Having been left shaken after the conclusion of Telltale’s Game of Thrones episode one, I could not wait to see the crushing effect that its dark finale would have upon the already crumbling bonds of the Forrester family. They were a house divided; arguing over defensive strategies and methods of leadership, and that of course is still a prevalent feature throughout much of episode two. Although it mostly sets up intriguing plot points for the coming instalments, this episode still remains gripping through its wonderful storytelling. Various characters – both good and evil – are introduced, personas are expanded upon, and the world is enhanced through a variety of new and exciting environments.
The first of these locations, the Yellow City of Yunkai, has been greatly tarnished through conflict, and is now home to plenty of murderous sellswords in search of coin. One such sellsword, Asher, the estranged second son of House Forrester, kicks off the new episode with a scene that is both bloody and lively. He quips throughout the episode while bashing in skulls with a merciless flair, and is presented as a character that enjoys both booze and battle; a character that can be the light-hearted champion, as well as the dark and brooding warrior.
A great sense of camaraderie is quickly established between himself and his partner, Beskha, but unfortunately their time together serves solely as an introduction. Every time that we return to them, they are caught up in similar scenarios, and little time is given to their characterisation, beyond a certain aura of pluckiness. I hope that their journey back to Westeros proves to be a difficult one, so that we can see them in more varied, and equally dire situations; leading to the further development of their characters through struggle, strife and survival.
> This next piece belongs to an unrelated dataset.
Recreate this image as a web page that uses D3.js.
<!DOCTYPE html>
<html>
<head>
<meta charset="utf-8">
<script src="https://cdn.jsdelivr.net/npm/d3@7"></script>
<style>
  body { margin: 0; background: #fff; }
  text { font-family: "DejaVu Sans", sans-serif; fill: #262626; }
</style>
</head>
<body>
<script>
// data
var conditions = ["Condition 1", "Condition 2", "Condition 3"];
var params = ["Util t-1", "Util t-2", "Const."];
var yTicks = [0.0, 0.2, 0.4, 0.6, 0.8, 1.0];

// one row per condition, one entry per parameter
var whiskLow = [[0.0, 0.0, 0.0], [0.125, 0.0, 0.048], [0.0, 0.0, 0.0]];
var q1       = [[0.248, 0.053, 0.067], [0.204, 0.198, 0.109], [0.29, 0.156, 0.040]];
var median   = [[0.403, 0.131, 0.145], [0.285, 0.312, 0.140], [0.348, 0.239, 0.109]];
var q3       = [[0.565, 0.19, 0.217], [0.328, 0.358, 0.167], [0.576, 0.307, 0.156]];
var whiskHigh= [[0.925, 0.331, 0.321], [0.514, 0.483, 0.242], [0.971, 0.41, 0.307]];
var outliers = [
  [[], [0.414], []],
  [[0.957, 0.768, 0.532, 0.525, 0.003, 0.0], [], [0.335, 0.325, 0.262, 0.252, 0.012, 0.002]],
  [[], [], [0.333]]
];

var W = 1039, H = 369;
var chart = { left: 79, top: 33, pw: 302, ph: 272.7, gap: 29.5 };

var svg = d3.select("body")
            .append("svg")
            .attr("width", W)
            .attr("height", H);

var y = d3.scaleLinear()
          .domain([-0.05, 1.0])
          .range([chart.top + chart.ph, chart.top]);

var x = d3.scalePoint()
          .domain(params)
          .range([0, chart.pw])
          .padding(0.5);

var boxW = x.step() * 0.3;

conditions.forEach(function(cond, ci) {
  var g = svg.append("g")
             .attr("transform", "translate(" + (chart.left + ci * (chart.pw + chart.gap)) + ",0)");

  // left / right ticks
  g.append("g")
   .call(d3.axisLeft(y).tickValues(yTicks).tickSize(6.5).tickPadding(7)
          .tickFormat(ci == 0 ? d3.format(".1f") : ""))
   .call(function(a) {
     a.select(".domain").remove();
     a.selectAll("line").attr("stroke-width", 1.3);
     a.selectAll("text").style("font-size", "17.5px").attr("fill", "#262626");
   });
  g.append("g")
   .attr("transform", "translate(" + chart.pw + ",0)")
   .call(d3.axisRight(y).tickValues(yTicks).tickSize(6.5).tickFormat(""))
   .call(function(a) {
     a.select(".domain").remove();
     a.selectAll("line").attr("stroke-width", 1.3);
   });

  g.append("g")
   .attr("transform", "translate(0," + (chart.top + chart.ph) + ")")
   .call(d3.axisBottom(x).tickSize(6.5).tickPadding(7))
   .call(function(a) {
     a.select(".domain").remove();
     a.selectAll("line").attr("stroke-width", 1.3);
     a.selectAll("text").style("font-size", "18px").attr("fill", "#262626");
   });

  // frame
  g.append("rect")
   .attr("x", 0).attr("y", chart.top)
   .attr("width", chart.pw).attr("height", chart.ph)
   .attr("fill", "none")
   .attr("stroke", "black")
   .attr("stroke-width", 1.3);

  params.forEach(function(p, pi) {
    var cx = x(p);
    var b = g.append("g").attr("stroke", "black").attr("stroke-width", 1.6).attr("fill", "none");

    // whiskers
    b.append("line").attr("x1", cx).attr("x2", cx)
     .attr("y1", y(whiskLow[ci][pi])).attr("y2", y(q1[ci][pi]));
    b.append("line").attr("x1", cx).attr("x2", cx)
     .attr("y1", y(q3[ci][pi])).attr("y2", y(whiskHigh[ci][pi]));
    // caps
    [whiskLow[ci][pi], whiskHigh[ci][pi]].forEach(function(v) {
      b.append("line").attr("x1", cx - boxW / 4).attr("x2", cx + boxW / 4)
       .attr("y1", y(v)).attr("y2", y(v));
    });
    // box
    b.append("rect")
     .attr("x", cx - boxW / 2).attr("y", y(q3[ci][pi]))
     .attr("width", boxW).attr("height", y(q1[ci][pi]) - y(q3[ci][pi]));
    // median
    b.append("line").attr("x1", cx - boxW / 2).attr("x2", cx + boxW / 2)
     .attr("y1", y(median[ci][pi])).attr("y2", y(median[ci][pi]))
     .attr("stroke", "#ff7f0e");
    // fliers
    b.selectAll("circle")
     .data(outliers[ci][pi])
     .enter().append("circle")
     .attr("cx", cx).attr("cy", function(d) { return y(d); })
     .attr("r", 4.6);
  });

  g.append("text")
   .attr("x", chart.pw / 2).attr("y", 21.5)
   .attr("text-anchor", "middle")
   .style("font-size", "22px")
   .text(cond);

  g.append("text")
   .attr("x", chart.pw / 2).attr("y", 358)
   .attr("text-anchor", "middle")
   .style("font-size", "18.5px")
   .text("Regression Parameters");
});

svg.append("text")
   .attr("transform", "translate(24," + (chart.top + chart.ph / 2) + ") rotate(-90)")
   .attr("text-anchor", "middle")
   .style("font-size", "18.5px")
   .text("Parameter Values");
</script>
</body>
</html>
Back at Ironrath, the tension is building between the Forresters and their rivals, with the increasingly unnerving threat of conflict from the Whitehill soldiers looming over the head of every citizen. Tension has been heightened, and the stark provisions available make every moment daunting; there is no telling when the hammer will fall. These scenes may be ominous, but they also include a great sense of the familial bonds cemented between the remaining Forrester members. The love and loyalty present in the first episode has been built upon successfully, as solidarity and kinship are both heavily emphasised; factors that are becoming ever more important as the grip of war squeezes ever tighter on their northern world. Talia’s role has grown from that of meek girl in distress, to a conduit for empathy, and due to the surprising inclusion of a returning character, her compassionate nature truly shines through in a land full of hardship and unfriendly faces.
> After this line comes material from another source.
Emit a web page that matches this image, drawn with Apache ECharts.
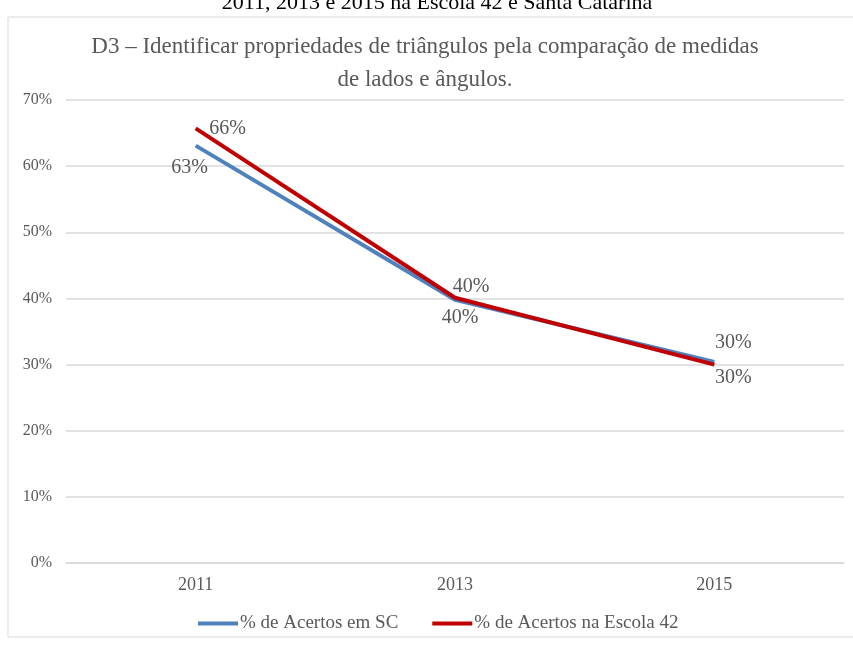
<!DOCTYPE html>
<html>
<head>
<meta charset="utf-8">
<script src="https://cdn.jsdelivr.net/npm/echarts@6/dist/echarts.min.js"></script>
<style>
  html, body { margin: 0; padding: 0; background: #fff; }
  #chart { width: 853px; height: 645px; }
</style>
</head>
<body>
<div id="chart"></div>
<script>
// D3 line chart: share of correct answers, SC vs Escola 42
const years = ['2011', '2013', '2015'];
const acertosSC = [63.1, 39.8, 30.4];
const acertosEscola = [65.7, 40.1, 30.0];
const seriesNames = ['% de Acertos em SC', '% de Acertos na Escola 42'];

const FONT = '"Liberation Serif", "DejaVu Serif", serif';
const GRAY = '#595959';

// per-point label placement relative to the point (Excel-style, by hand)
const scLabelPos = [[-6, 22], [5, 18], [19, -19]];
const escolaLabelPos = [[32, 0], [16, -11], [19, 13]];

const chart = echarts.init(document.getElementById('chart'), null, { renderer: 'canvas' });

function pct(p) { return Math.round(p.value) + '%'; }

function labelFor(pos) {
  return { position: pos, align: 'center', verticalAlign: 'middle' };
}

chart.setOption({
  backgroundColor: '#fff',
  animation: false,
  textStyle: { fontFamily: FONT },
  title: {
    text: 'D3 – Identificar propriedades de triângulos pela comparação de medidas\nde lados e ângulos.',
    left: 420,
    top: 25,
    textAlign: 'center',
    textStyle: { fontFamily: FONT, fontSize: 23, fontWeight: 'normal', color: GRAY, lineHeight: 33 },
  },
  graphic: [
    {
      type: 'text',
      x: 437,
      y: -8,
      style: {
        text: '2011, 2013 e 2015 na Escola 42 e Santa Catarina',
        font: '22px ' + FONT,
        fill: '#000',
        align: 'center',
      },
      z: 1,
    },
    {
      type: 'rect',
      shape: { x: 8, y: 17, width: 900, height: 620 },
      style: { fill: 'none', stroke: '#d9d9d9', lineWidth: 1 },
      z: 2,
    },
  ],
  grid: { left: 66, right: 9, top: 100, bottom: 82 },
  legend: {
    left: 193,
    top: 609,
    icon: 'rect',
    itemWidth: 40,
    itemHeight: 4,
    itemGap: 34,
    textStyle: { fontFamily: FONT, fontSize: 19, color: GRAY, padding: [0, 0, 0, -3] },
    data: seriesNames,
  },
  xAxis: {
    type: 'category',
    data: years,
    axisLine: { lineStyle: { color: '#d9d9d9', width: 1.5 } },
    axisTick: { show: false },
    axisLabel: { color: GRAY, fontSize: 18, fontFamily: FONT, margin: 13 },
  },
  yAxis: {
    type: 'value',
    min: 0,
    max: 70,
    interval: 10,
    axisLine: { show: false },
    axisTick: { show: false },
    axisLabel: { color: GRAY, fontSize: 16, fontFamily: FONT, margin: 14, formatter: (v) => v + '%' },
    splitLine: { lineStyle: { color: '#d9d9d9', width: 1.5 } },
  },
  series: [
    {
      name: seriesNames[0],
      type: 'line',
      symbol: 'circle',
      symbolSize: 0,
      showSymbol: true,
      lineStyle: { color: '#4f81bd', width: 4 },
      itemStyle: { color: '#4f81bd' },
      label: { show: true, formatter: pct, color: GRAY, fontSize: 20, fontFamily: FONT },
      labelLayout: { hideOverlap: false },
      data: acertosSC.map((v, i) => ({ value: v, label: labelFor(scLabelPos[i]) })),
    },
    {
      name: seriesNames[1],
      type: 'line',
      symbol: 'circle',
      symbolSize: 0,
      showSymbol: true,
      lineStyle: { color: '#c00000', width: 4 },
      itemStyle: { color: '#c00000' },
      label: { show: true, formatter: pct, color: GRAY, fontSize: 20, fontFamily: FONT },
      labelLayout: { hideOverlap: false },
      data: acertosEscola.map((v, i) => ({ value: v, label: labelFor(escolaLabelPos[i]) })),
    },
  ],
});
</script>
</body>
</html>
Dangerous and unwelcoming entities are very much a part of Gared’s chapters, as well as those of Mira. Gared Tuttle is now at the Wall, and it is endearing to see his transformation from the position of a simple squire to that of a more hardened member of the Night’s Watch. Although he still has a long way to go, we are able to witness his growth in strength from the few short scenes available here, which show excellent character development, especially when faced with a group of harsh and unruly men. His story seems to parallel that of Jon Snow (a first-rate performance from Kit Harrington, by the way), bringing them closer together and producing a bond that will no doubt flourish as Gared learns to cope with his new environment. As well as hitting some great story beats, the Wall adds a new and beautiful locale with its own tone of danger, similarly to desert city of Yunkai in which Asher calls his home.
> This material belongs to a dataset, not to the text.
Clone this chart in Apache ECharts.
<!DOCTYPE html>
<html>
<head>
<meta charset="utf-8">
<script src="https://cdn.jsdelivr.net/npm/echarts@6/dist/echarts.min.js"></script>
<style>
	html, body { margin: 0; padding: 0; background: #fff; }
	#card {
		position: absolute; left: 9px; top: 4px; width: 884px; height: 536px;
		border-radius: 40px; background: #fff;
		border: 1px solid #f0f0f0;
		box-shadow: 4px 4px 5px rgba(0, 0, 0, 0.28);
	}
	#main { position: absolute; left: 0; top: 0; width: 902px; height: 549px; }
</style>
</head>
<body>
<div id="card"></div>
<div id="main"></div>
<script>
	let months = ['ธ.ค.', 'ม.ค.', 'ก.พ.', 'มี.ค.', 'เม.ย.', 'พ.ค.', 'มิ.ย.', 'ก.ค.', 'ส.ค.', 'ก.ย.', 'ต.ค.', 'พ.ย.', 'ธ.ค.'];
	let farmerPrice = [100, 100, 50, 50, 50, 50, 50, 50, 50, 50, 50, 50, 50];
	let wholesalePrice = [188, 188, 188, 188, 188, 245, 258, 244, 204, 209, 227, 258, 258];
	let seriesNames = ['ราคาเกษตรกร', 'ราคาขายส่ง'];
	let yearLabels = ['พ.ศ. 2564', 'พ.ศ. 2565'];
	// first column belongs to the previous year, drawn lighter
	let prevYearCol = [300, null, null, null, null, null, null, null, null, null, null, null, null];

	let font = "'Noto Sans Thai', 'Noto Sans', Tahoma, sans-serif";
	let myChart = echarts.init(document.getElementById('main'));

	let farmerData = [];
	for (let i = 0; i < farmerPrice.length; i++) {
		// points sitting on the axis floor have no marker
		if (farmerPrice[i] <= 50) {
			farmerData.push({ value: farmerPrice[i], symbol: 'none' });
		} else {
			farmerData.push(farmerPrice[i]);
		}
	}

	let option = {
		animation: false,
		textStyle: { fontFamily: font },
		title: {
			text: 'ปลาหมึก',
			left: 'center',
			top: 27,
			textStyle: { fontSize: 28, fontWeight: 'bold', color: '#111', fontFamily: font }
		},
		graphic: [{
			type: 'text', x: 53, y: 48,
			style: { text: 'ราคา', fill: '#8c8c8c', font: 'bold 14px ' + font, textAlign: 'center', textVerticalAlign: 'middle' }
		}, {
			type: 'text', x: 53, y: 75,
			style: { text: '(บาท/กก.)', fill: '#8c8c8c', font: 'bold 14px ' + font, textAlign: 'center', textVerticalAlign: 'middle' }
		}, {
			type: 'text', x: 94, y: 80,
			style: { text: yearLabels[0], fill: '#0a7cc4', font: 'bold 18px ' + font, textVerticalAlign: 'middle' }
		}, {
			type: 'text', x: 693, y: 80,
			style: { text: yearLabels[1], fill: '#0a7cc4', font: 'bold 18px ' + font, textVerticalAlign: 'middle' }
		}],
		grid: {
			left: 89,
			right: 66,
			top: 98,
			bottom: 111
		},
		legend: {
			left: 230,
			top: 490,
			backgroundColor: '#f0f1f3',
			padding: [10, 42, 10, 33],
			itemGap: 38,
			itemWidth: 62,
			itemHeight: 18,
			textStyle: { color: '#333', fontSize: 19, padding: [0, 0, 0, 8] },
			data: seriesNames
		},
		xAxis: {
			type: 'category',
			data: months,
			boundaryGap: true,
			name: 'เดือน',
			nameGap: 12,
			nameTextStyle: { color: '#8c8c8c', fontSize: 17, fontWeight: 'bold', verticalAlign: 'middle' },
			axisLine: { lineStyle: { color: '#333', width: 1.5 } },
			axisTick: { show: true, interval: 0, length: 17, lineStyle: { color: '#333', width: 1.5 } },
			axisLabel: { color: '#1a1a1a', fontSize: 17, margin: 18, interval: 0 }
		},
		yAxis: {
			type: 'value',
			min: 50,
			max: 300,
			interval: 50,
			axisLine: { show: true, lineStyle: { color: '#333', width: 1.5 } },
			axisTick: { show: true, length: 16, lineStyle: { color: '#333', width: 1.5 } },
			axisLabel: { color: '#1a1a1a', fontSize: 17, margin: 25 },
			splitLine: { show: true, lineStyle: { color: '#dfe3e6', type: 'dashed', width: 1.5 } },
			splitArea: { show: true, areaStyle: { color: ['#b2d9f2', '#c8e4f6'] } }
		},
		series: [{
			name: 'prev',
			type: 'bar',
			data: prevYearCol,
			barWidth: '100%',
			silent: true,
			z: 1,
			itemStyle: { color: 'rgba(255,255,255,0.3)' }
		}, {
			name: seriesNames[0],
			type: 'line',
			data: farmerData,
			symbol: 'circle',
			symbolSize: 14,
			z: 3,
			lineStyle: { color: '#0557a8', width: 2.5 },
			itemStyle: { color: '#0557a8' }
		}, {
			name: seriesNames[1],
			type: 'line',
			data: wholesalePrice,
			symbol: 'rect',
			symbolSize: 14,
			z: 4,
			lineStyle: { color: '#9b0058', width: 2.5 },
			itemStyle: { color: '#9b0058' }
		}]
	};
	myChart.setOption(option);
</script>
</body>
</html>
Mira, having been sent to King’s Landing to serve as Margery Tyrell’s handmaiden, is now involved in a number of conspiracies that fit well within the secretive confines of the kingdom’s capital. The city has been faithfully recreated here through its threatening representation; it is a place that is never truly safe from hidden assassins, spies and false-friends. A tone of mystery remains a constant.
Although this episode has been able to capture the true essence of King’s Landing, and has given Mira a larger part to play in the numerous political matters sweeping over her house, she is still playing the part of the family slave. Despite being thousands of leagues away, important duties are placed upon the shoulders of a helpless teenage girl, and this often feels as though Telltale have been forced to include these moments in order to place her amongst more interesting situations. Having said that, the events of King’s Landing end on a high note, with an exciting finale that begs for the haste of episode three.
As The Lost Lords draws to a close, a touching montage displays the Forrester family’s solidarity, and their supreme desire to remain strong throughout a time of immense hardship. It may not be the shocking climax of episode one, but it certainly brings a tear to the eye, and shows that heart is the glue holding each member together. Big things have been happening since the beginning, and they are only about to get bigger.